The above-explained steps are repeatedly performed, so that the transmission bandwidth for sending data to the central unit can be dynamically allocated.
In the above-explained conventional methods, it is impossible to efficiently use the transmission bandwidth while reducing the delay time for starting the transmission of the data signal (stored in the subsidiary unit) to the central unit.
In the first conventional method, the delay time can be reduced by shortening the period for bandwidth allocation.

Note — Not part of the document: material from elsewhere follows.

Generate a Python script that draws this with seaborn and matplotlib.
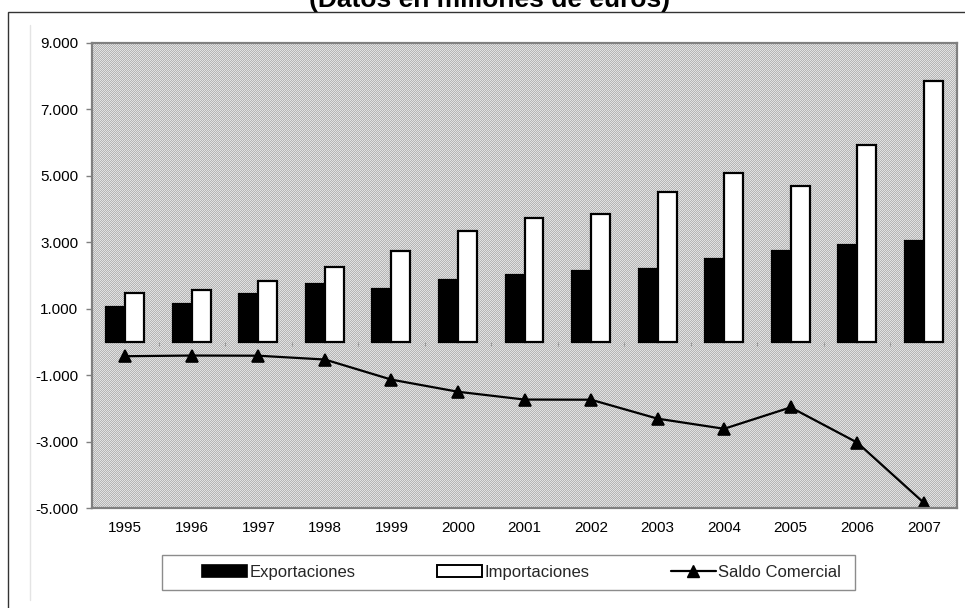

However, as shown in FIG. 5, it is necessary to receive the allocation request signals from all subsidiary units in a specific period of time; thus, the bandwidth allocation period cannot be shortened to be less than the maximum round-trip propagation delay time (refer to the length of the double-headed arrow indicated by reference numeral 100).
In the second conventional method, the bandwidth allocation period for a subsidiary unit can be shortened to the round-trip propagation delay time of the subsidiary unit, independent of the round-trip propagation delay times of the other round-trip propagation delay times. However, the bandwidth is independently allocated to each subsidiary unit without referring to the amount of bandwidths to be allocated, which are requested by other subsidiary unit; therefore, the delay time may be increased as shown in FIG. 6. In the example shown in FIG. 6, bandwidth allocation is possible from time T1 according to the round-trip propagation delay time of the subsidiary unit #1. However, owing to a section where bandwidths, which have not yet been allocated, are dispersed and thus the bandwidth allocation should be inefficiently performed (refer to the section indicated by reference numeral 200), or a section where a long bandwidth has already been allocated to a subsidiary unit and thus the delay time for starting the signal transmission of another subsidiary unit is increased (refer to the section indicated by reference numeral 300), the bandwidth cannot be efficiently used while reducing the delay time.